Task objective: Make an exact transcription of the material, leaving out all images.

Supplied material:
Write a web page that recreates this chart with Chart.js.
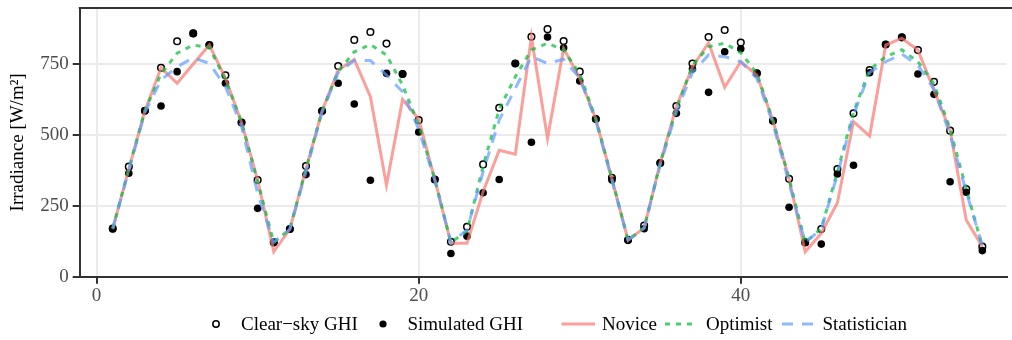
<!DOCTYPE html>
<html>
<head>
<meta charset="utf-8">
<script src="https://cdn.jsdelivr.net/npm/chart.js@4.4.1/dist/chart.umd.min.js"></script>
<style>
  html, body { margin: 0; padding: 0; background: #fff; overflow: hidden; }
  #wrap { position: relative; width: 1012px; height: 340px; }
  #chart { position: absolute; left: 0; top: 0; }
  .leg { position: absolute; font-family: "Liberation Serif", "Times New Roman", serif; font-size: 19px; color: #000; line-height: 22px; white-space: nowrap; }
  .key { position: absolute; }
</style>
</head>
<body>
<div id="wrap">
  <canvas id="chart" width="1012" height="340"></canvas>
  <svg class="key" style="left:210px;top:318px" width="12" height="12"><circle cx="6" cy="6" r="3.2" fill="none" stroke="#000" stroke-width="1.5"/></svg>
  <div class="leg" style="left:241px;top:313px">Clear−sky GHI</div>
  <svg class="key" style="left:377px;top:318px" width="12" height="12"><circle cx="6" cy="6" r="3.6" fill="#000"/></svg>
  <div class="leg" style="left:407.5px;top:313px">Simulated GHI</div>
  <svg class="key" style="left:561px;top:318px" width="36" height="12"><line x1="0.5" y1="6" x2="34" y2="6" stroke="rgba(248,118,109,0.7)" stroke-width="3"/></svg>
  <div class="leg" style="left:602px;top:313px">Novice</div>
  <svg class="key" style="left:665px;top:318px" width="36" height="12"><line x1="0" y1="6" x2="33" y2="6" stroke="rgba(0,186,56,0.7)" stroke-width="3" stroke-dasharray="5,6"/></svg>
  <div class="leg" style="left:706px;top:313px">Optimist</div>
  <svg class="key" style="left:781.5px;top:318px" width="36" height="12"><line x1="0" y1="6" x2="32" y2="6" stroke="rgba(97,156,255,0.7)" stroke-width="3" stroke-dasharray="11,9"/></svg>
  <div class="leg" style="left:822.5px;top:313px">Statistician</div>
</div>
<script>
// ---- data ----
const steps = [1,2,3,4,5,6,7,8,9,10,11,12,13,14,15,16,17,18,19,20,21,22,23,24,25,26,27,28,29,30,31,32,33,34,35,36,37,38,39,40,41,42,43,44,45,46,47,48,49,50,51,52,53,54,55];
const clearSky = [170,388,585,737,830,858,817,710,544,341,121,
                  168,390,584,743,835,863,822,715,552,343,123,
                  176,396,596,752,846,873,831,723,556,349,129,
                  180,401,602,752,845,870,826,717,550,345,121,
                  168,380,576,729,819,844,799,687,515,309,106];
const simulated = [168,365,585,602,723,858,817,682,544,241,121,
                   168,360,584,682,609,340,717,715,510,343,82,
                   143,296,343,752,474,845,807,690,556,341,129,
                   169,401,576,732,650,793,804,717,550,245,121,
                   115,362,393,719,819,844,715,643,335,298,92];
const novice = [168,380,585,737,682,750,817,700,544,341,88,
                168,380,584,729,766,635,323,625,556,343,118,
                118,300,446,432,845,488,805,700,556,345,129,
                172,401,600,740,825,668,758,711,550,345,88,
                153,261,547,496,817,841,799,658,515,200,106];
const optimist = [170,380,585,715,788,817,808,695,545,335,121,
                  168,380,584,723,793,819,782,676,535,343,121,
                  160,390,590,705,800,823,800,715,556,345,129,
                  172,401,590,745,811,823,790,717,550,345,121,
                  170,370,580,730,776,800,758,680,520,310,106];
const statistician = [170,375,580,693,740,772,752,670,530,294,121,
                      168,370,580,720,762,762,711,652,520,340,121,
                      165,370,552,664,776,752,767,700,550,340,129,
                      172,395,580,720,782,776,758,700,540,330,121,
                      168,360,570,720,758,785,746,660,500,300,110];
const xTicks = [0, 20, 40];
const yTicks = [0, 250, 500, 750];
const yTitle = 'Irradiance [W/m²]';

// ---- chart ----
const pts = arr => steps.map((s, i) => ({ x: s, y: arr[i] }));
const serif = '"Liberation Serif", "Times New Roman", serif';

const topBorder = {
  id: 'topBorder',
  afterDatasetsDraw(chart) {
    const { ctx, chartArea } = chart;
    ctx.save();
    ctx.strokeStyle = '#333333';
    ctx.lineWidth = 2;
    ctx.beginPath();
    ctx.moveTo(chartArea.left - 1, chartArea.top);
    ctx.lineTo(chart.width, chartArea.top);
    ctx.stroke();
    ctx.restore();
  }
};

new Chart(document.getElementById('chart'), {
  type: 'scatter',
  data: {
    datasets: [
      { label: 'Clear−sky GHI', data: pts(clearSky), showLine: false, pointRadius: 3.3, pointBorderWidth: 1.5,
        pointBackgroundColor: 'rgba(0,0,0,0)', pointBorderColor: '#000', order: 5 },
      { label: 'Simulated GHI', data: pts(simulated), showLine: false, pointRadius: 3.8, pointBorderWidth: 0,
        pointBackgroundColor: '#000', pointBorderColor: '#000', order: 4 },
      { label: 'Novice', data: pts(novice), showLine: true, pointRadius: 0, borderWidth: 3,
        borderColor: 'rgba(248,118,109,0.7)', fill: false, tension: 0, order: 3 },
      { label: 'Optimist', data: pts(optimist), showLine: true, pointRadius: 0, borderWidth: 3,
        borderColor: 'rgba(0,186,56,0.7)', borderDash: [5, 6], fill: false, tension: 0, order: 2 },
      { label: 'Statistician', data: pts(statistician), showLine: true, pointRadius: 0, borderWidth: 3,
        borderColor: 'rgba(97,156,255,0.7)', borderDash: [11, 9], fill: false, tension: 0, order: 1 }
    ]
  },
  options: {
    responsive: false,
    devicePixelRatio: 1,
    animation: false,
    events: [],
    layout: { padding: { top: 8, left: 0, right: -6, bottom: 33.3 } },
    plugins: { legend: { display: false }, tooltip: { enabled: false } },
    scales: {
      x: {
        type: 'linear', min: -1.05, max: 56.5,
        afterBuildTicks: s => { s.ticks = xTicks.map(v => ({ value: v })); },
        afterFit: s => { s.height = 30; s.paddingLeft = 0; s.paddingRight = 0; },
        ticks: { font: { family: serif, size: 19 }, color: '#4d4d4d', padding: 1, maxRotation: 0, autoSkip: false },
        grid: { color: '#ebebeb', lineWidth: 2, tickColor: '#333333', tickLength: 7, tickWidth: 2 },
        border: { color: '#333333', width: 2 }
      },
      y: {
        min: 0, max: 947.5,
        afterBuildTicks: s => { s.ticks = yTicks.map(v => ({ value: v })); },
        afterFit: s => { s.width = 79.7; s.paddingTop = 0; s.paddingBottom = 0; },
        ticks: { font: { family: serif, size: 19 }, color: '#4d4d4d', padding: 4, autoSkip: false },
        grid: { color: '#ebebeb', lineWidth: 2, tickColor: '#333333', tickLength: 7, tickWidth: 2 },
        border: { color: '#333333', width: 2 },
        title: { display: true, text: yTitle, color: '#000', font: { family: serif, size: 19 }, padding: { top: 7, bottom: 0 } }
      }
    }
  },
  plugins: [topBorder]
});
</script>
</body>
</html>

Completed exercise:
Write a web page that recreates this chart with Chart.js.
<!DOCTYPE html>
<html>
<head>
<meta charset="utf-8">
<script src="https://cdn.jsdelivr.net/npm/chart.js@4.4.1/dist/chart.umd.min.js"></script>
<style>
  html, body { margin: 0; padding: 0; background: #fff; overflow: hidden; }
  #wrap { position: relative; width: 1012px; height: 340px; }
  #chart { position: absolute; left: 0; top: 0; }
  .leg { position: absolute; font-family: "Liberation Serif", "Times New Roman", serif; font-size: 19px; color: #000; line-height: 22px; white-space: nowrap; }
  .key { position: absolute; }
</style>
</head>
<body>
<div id="wrap">
  <canvas id="chart" width="1012" height="340"></canvas>
  <svg class="key" style="left:210px;top:318px" width="12" height="12"><circle cx="6" cy="6" r="3.2" fill="none" stroke="#000" stroke-width="1.5"/></svg>
  <div class="leg" style="left:241px;top:313px">Clear−sky GHI</div>
  <svg class="key" style="left:377px;top:318px" width="12" height="12"><circle cx="6" cy="6" r="3.6" fill="#000"/></svg>
  <div class="leg" style="left:407.5px;top:313px">Simulated GHI</div>
  <svg class="key" style="left:561px;top:318px" width="36" height="12"><line x1="0.5" y1="6" x2="34" y2="6" stroke="rgba(248,118,109,0.7)" stroke-width="3"/></svg>
  <div class="leg" style="left:602px;top:313px">Novice</div>
  <svg class="key" style="left:665px;top:318px" width="36" height="12"><line x1="0" y1="6" x2="33" y2="6" stroke="rgba(0,186,56,0.7)" stroke-width="3" stroke-dasharray="5,6"/></svg>
  <div class="leg" style="left:706px;top:313px">Optimist</div>
  <svg class="key" style="left:781.5px;top:318px" width="36" height="12"><line x1="0" y1="6" x2="32" y2="6" stroke="rgba(97,156,255,0.7)" stroke-width="3" stroke-dasharray="11,9"/></svg>
  <div class="leg" style="left:822.5px;top:313px">Statistician</div>
</div>
<script>
// ---- data ----
const steps = [1,2,3,4,5,6,7,8,9,10,11,12,13,14,15,16,17,18,19,20,21,22,23,24,25,26,27,28,29,30,31,32,33,34,35,36,37,38,39,40,41,42,43,44,45,46,47,48,49,50,51,52,53,54,55];
const clearSky = [170,388,585,737,830,858,817,710,544,341,121,
                  168,390,584,743,835,863,822,715,552,343,123,
                  176,396,596,752,846,873,831,723,556,349,129,
                  180,401,602,752,845,870,826,717,550,345,121,
                  168,380,576,729,819,844,799,687,515,309,106];
const simulated = [168,365,585,602,723,858,817,682,544,241,121,
                   168,360,584,682,609,340,717,715,510,343,82,
                   143,296,343,752,474,845,807,690,556,341,129,
                   169,401,576,732,650,793,804,717,550,245,121,
                   115,362,393,719,819,844,715,643,335,298,92];
const novice = [168,380,585,737,682,750,817,700,544,341,88,
                168,380,584,729,766,635,323,625,556,343,118,
                118,300,446,432,845,488,805,700,556,345,129,
                172,401,600,740,825,668,758,711,550,345,88,
                153,261,547,496,817,841,799,658,515,200,106];
const optimist = [170,380,585,715,788,817,808,695,545,335,121,
                  168,380,584,723,793,819,782,676,535,343,121,
                  160,390,590,705,800,823,800,715,556,345,129,
                  172,401,590,745,811,823,790,717,550,345,121,
                  170,370,580,730,776,800,758,680,520,310,106];
const statistician = [170,375,580,693,740,772,752,670,530,294,121,
                      168,370,580,720,762,762,711,652,520,340,121,
                      165,370,552,664,776,752,767,700,550,340,129,
                      172,395,580,720,782,776,758,700,540,330,121,
                      168,360,570,720,758,785,746,660,500,300,110];
const xTicks = [0, 20, 40];
const yTicks = [0, 250, 500, 750];
const yTitle = 'Irradiance [W/m²]';

// ---- chart ----
const pts = arr => steps.map((s, i) => ({ x: s, y: arr[i] }));
const serif = '"Liberation Serif", "Times New Roman", serif';

const topBorder = {
  id: 'topBorder',
  afterDatasetsDraw(chart) {
    const { ctx, chartArea } = chart;
    ctx.save();
    ctx.strokeStyle = '#333333';
    ctx.lineWidth = 2;
    ctx.beginPath();
    ctx.moveTo(chartArea.left - 1, chartArea.top);
    ctx.lineTo(chart.width, chartArea.top);
    ctx.stroke();
    ctx.restore();
  }
};

new Chart(document.getElementById('chart'), {
  type: 'scatter',
  data: {
    datasets: [
      { label: 'Clear−sky GHI', data: pts(clearSky), showLine: false, pointRadius: 3.3, pointBorderWidth: 1.5,
        pointBackgroundColor: 'rgba(0,0,0,0)', pointBorderColor: '#000', order: 5 },
      { label: 'Simulated GHI', data: pts(simulated), showLine: false, pointRadius: 3.8, pointBorderWidth: 0,
        pointBackgroundColor: '#000', pointBorderColor: '#000', order: 4 },
      { label: 'Novice', data: pts(novice), showLine: true, pointRadius: 0, borderWidth: 3,
        borderColor: 'rgba(248,118,109,0.7)', fill: false, tension: 0, order: 3 },
      { label: 'Optimist', data: pts(optimist), showLine: true, pointRadius: 0, borderWidth: 3,
        borderColor: 'rgba(0,186,56,0.7)', borderDash: [5, 6], fill: false, tension: 0, order: 2 },
      { label: 'Statistician', data: pts(statistician), showLine: true, pointRadius: 0, borderWidth: 3,
        borderColor: 'rgba(97,156,255,0.7)', borderDash: [11, 9], fill: false, tension: 0, order: 1 }
    ]
  },
  options: {
    responsive: false,
    devicePixelRatio: 1,
    animation: false,
    events: [],
    layout: { padding: { top: 8, left: 0, right: -6, bottom: 33.3 } },
    plugins: { legend: { display: false }, tooltip: { enabled: false } },
    scales: {
      x: {
        type: 'linear', min: -1.05, max: 56.5,
        afterBuildTicks: s => { s.ticks = xTicks.map(v => ({ value: v })); },
        afterFit: s => { s.height = 30; s.paddingLeft = 0; s.paddingRight = 0; },
        ticks: { font: { family: serif, size: 19 }, color: '#4d4d4d', padding: 1, maxRotation: 0, autoSkip: false },
        grid: { color: '#ebebeb', lineWidth: 2, tickColor: '#333333', tickLength: 7, tickWidth: 2 },
        border: { color: '#333333', width: 2 }
      },
      y: {
        min: 0, max: 947.5,
        afterBuildTicks: s => { s.ticks = yTicks.map(v => ({ value: v })); },
        afterFit: s => { s.width = 79.7; s.paddingTop = 0; s.paddingBottom = 0; },
        ticks: { font: { family: serif, size: 19 }, color: '#4d4d4d', padding: 4, autoSkip: false },
        grid: { color: '#ebebeb', lineWidth: 2, tickColor: '#333333', tickLength: 7, tickWidth: 2 },
        border: { color: '#333333', width: 2 },
        title: { display: true, text: yTitle, color: '#000', font: { family: serif, size: 19 }, padding: { top: 7, bottom: 0 } }
      }
    }
  },
  plugins: [topBorder]
});
</script>
</body>
</html>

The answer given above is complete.